Staying with travel, there have been numerous exposures from across the world of public officials (both politicians and bureaucrats) rewarded with expensive foreign holiday expeditions in return for official favors. Other common place forms of compensating illegal favors include financing children's education abroad, gifting with expensive jewelries and paintings, or furnishing a house. A more sophisticated form, prevalent in many developed countries, is the practice of rewarding public officials with gold-plated speaking or consulting assignments when they leave office. This is just an illustration of the fact that such compensation can come in many forms.

In-kind bribes may also be less personally and socially stigmatizing, both for the bribe-giver and the bribe-taker.
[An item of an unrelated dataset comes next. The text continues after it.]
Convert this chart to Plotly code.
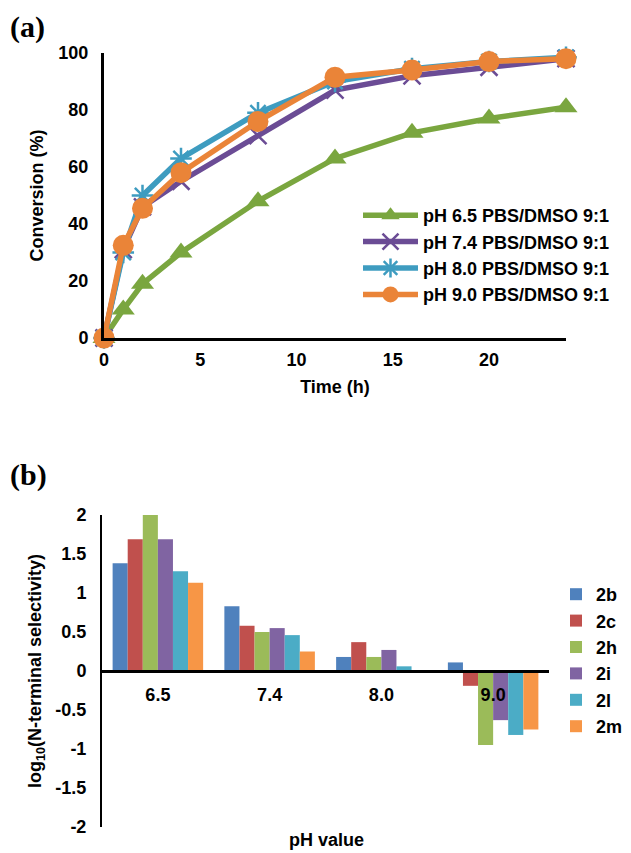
import plotly.graph_objects as go

# ---- panel (a) data ----
time_h = [0, 1, 2, 4, 8, 12, 16, 20, 24]
conv_65 = [0, 10, 19, 30, 48, 63, 72, 77, 81]
conv_74 = [0, 31, 46, 55, 71, 87, 92, 95, 98]
conv_80 = [0, 30, 50, 63, 79, 90, 94.5, 97, 98.5]
conv_90 = [0, 32.5, 45.5, 58, 76, 91.5, 94, 97, 98]
series_a_names = ["pH 6.5 PBS/DMSO 9:1", "pH 7.4 PBS/DMSO 9:1",
                  "pH 8.0 PBS/DMSO 9:1", "pH 9.0 PBS/DMSO 9:1"]

# ---- panel (b) data ----
ph_labels = ["6.5", "7.4", "8.0", "9.0"]
sel_2b = [1.38, 0.83, 0.18, 0.11]
sel_2c = [1.69, 0.58, 0.37, -0.19]
sel_2h = [2.00, 0.50, 0.18, -0.95]
sel_2i = [1.69, 0.55, 0.27, -0.63]
sel_2l = [1.28, 0.46, 0.06, -0.82]
sel_2m = [1.13, 0.25, 0.00, -0.75]
series_b_names = ["2b", "2c", "2h", "2i", "2l", "2m"]

# page body has an 8px margin: figure occupies the window minus that offset
OFF = 8
W, H = 631 - OFF, 853 - OFF
FONT = "Liberation Sans, Arial, sans-serif"


def fx(x):  # screen px -> paper x
    return (x - OFF) / W


def fy(y):  # screen px -> paper y
    return 1 - (y - OFF) / H


fig = go.Figure()

a_colors = ["#7AA63F", "#6B4C95", "#3E9CC0", "#EA8438"]
a_symbols = ["triangle-up", "x-thin-open", "asterisk-open", "circle"]
a_sizes = [20, 17, 18, 21]
for ys, name, c, sym, sz in zip([conv_65, conv_74, conv_80, conv_90], series_a_names,
                                a_colors, a_symbols, a_sizes):
    mk = dict(symbol=sym, size=sz, color=c)
    if "open" in sym:
        mk["line"] = dict(color=c, width=2.5)
    fig.add_trace(go.Scatter(x=time_h, y=ys, name=name, mode="lines+markers",
                             line=dict(color=c, width=5.5), marker=mk,
                             xaxis="x", yaxis="y", legend="legend", cliponaxis=False))

b_colors = ["#4F81BD", "#C0504D", "#9BBB59", "#8064A2", "#4BACC6", "#F79646"]
for vals, name, c in zip([sel_2b, sel_2c, sel_2h, sel_2i, sel_2l, sel_2m], series_b_names, b_colors):
    fig.add_trace(go.Bar(x=ph_labels, y=vals, name=name, marker=dict(color=c, line=dict(width=0)),
                         xaxis="x2", yaxis="y2", legend="legend2", legendgroup=name))

tick_font = dict(family=FONT, size=18, color="black", weight="bold")

fig.update_layout(
    width=W, height=H,
    margin=dict(l=0, r=0, t=0, b=0, autoexpand=False),
    paper_bgcolor="white", plot_bgcolor="white",
    font=dict(family=FONT, size=18, color="black"),
    barmode="group", bargap=0.19, bargroupgap=0,
    xaxis=dict(domain=[fx(104), fx(566)], range=[0, 24], anchor="y",
               tickvals=[0, 5, 10, 15, 20], showgrid=False, zeroline=False,
               showline=True, linecolor="black", linewidth=3, ticks="",
               tickfont=tick_font, ticklabelstandoff=3, automargin=False,
               title=dict(text="Time (h)", font=tick_font, standoff=12)),
    yaxis=dict(domain=[fy(338), fy(53)], range=[0, 100], anchor="x",
               tickvals=[0, 20, 40, 60, 80, 100], showgrid=False, zeroline=False,
               showline=True, linecolor="black", linewidth=3, ticks="",
               tickfont=tick_font, ticklabelstandoff=9, automargin=False,
               title=dict(text="Conversion (%)", font=tick_font, standoff=11)),
    xaxis2=dict(domain=[fx(102), fx(549)], anchor="free", position=fy(671),
                showgrid=False, zeroline=False, showline=True, linecolor="black",
                linewidth=3, ticks="", tickfont=tick_font, ticklabelstandoff=6,
                automargin=False),
    yaxis2=dict(domain=[fy(827), fy(515)], range=[-2, 2], anchor="x2",
                tickvals=[-2, -1.5, -1, -0.5, 0, 0.5, 1, 1.5, 2],
                ticktext=["-2", "-1.5", "-1", "-0.5", "0", "0.5", "1", "1.5", "2"],
                showgrid=False, zeroline=False, showline=True, linecolor="black",
                linewidth=2, ticks="", tickfont=tick_font, ticklabelstandoff=10,
                automargin=False,
                title=dict(text="log<sub>10</sub>(N-terminal selectivity)", font=tick_font, standoff=9)),
    legend=dict(x=fx(358), y=fy(197), xanchor="left", yanchor="top",
                font=dict(family=FONT, size=18, color="black", weight="bold"),
                bgcolor="rgba(0,0,0,0)", tracegroupgap=0, itemwidth=55,
                traceorder="normal"),
    legend2=dict(x=fx(556), y=fy(576), xanchor="left", yanchor="top",
                 font=dict(family=FONT, size=18, color="black", weight="bold"),
                 bgcolor="rgba(0,0,0,0)", tracegroupgap=13, itemwidth=30,
                 traceorder="normal"),
    showlegend=True,
    annotations=[
        dict(text="(a)", x=0, y=1, xref="paper", yref="paper", xanchor="left", yanchor="top",
             showarrow=False, xshift=0, yshift=0,
             font=dict(family="Liberation Serif, Times New Roman, serif", size=30, color="black", weight="bold")),
        dict(text="(b)", x=0, y=fy(456), xref="paper", yref="paper", xanchor="left", yanchor="top",
             showarrow=False, xshift=0,
             font=dict(family="Liberation Serif, Times New Roman, serif", size=30, color="black", weight="bold")),
        dict(text="pH value", x=fx(326), y=fy(840), xref="paper", yref="paper",
             xanchor="center", yanchor="middle", showarrow=False, font=tick_font),
    ],
)

fig.write_html("out.html")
We all know that gifting a public official with a pen or a diary, however expensive, is considered acceptable, whereas paying him an equivalent amount in cheque is a social taboo. Much the same personal attitudes prevail in both cases. But this is a slippery slope. If pens today, why not paintings tomorrow, or even a holiday? And then, an expensive piece of real estate or a revolving-door appointment? And finally money itself? Once the psychological Chinese walls have fallen apart, there is nothing that comes in the way of slipping down the slope.  

It should be a matter of concern that even as rent-seeking activities take more sophisticated forms, we are stuck with fighting traditional cash bribery, leaving such corruption to proceed unrestrained, both at a social and personal level.